Title: Modelling unbalanced catastrophic health expenditure data
Authors: Songul Cinaroglu - Hacettepe University (Turkey) [presenting]
Abstract: Traditional parametric statistical learning methods such as logistic regression (LR), perform poorly at predicting class-imbalanced data. Random Forest (RF) is an algorithmic statistical method to deal with unbalanced data. We compare performances of LR and RF classifiers predicting households faced with catastrophic out-of-pocket (OOP) health expenditure, while using a balanced oversampling procedure. Data came from nationally representative household budget data from the Turkish Statistical Institute for the year 2012. The number of households for which the surveys were valid was 9987 for the year 2012. WHOs methodology was employed to calculate catastrophic OOP health expenditure.

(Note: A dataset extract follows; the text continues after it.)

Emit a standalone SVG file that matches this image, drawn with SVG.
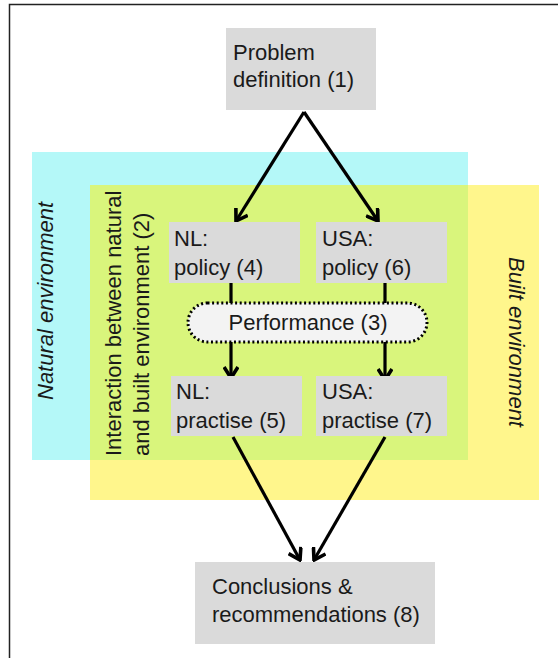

The degree of imbalance is higher and the percentage of households faced with catastrophic OOP health expenditure is 0.14\%. LR and RF models are compared based on eight common risk factors. A balanced oversampling was used and 31 artificial datasets were generated changing from 5\% and 98\% of original data size. Accuracy, sensitivity, specificity, precision and F-measure were used to evaluate classifiers. ROC curve was used to compare the performance of the classification models. Balanced oversampling data has more accurate predictions and RF is superior to identify households faced with catastrophic OOP health expenditure.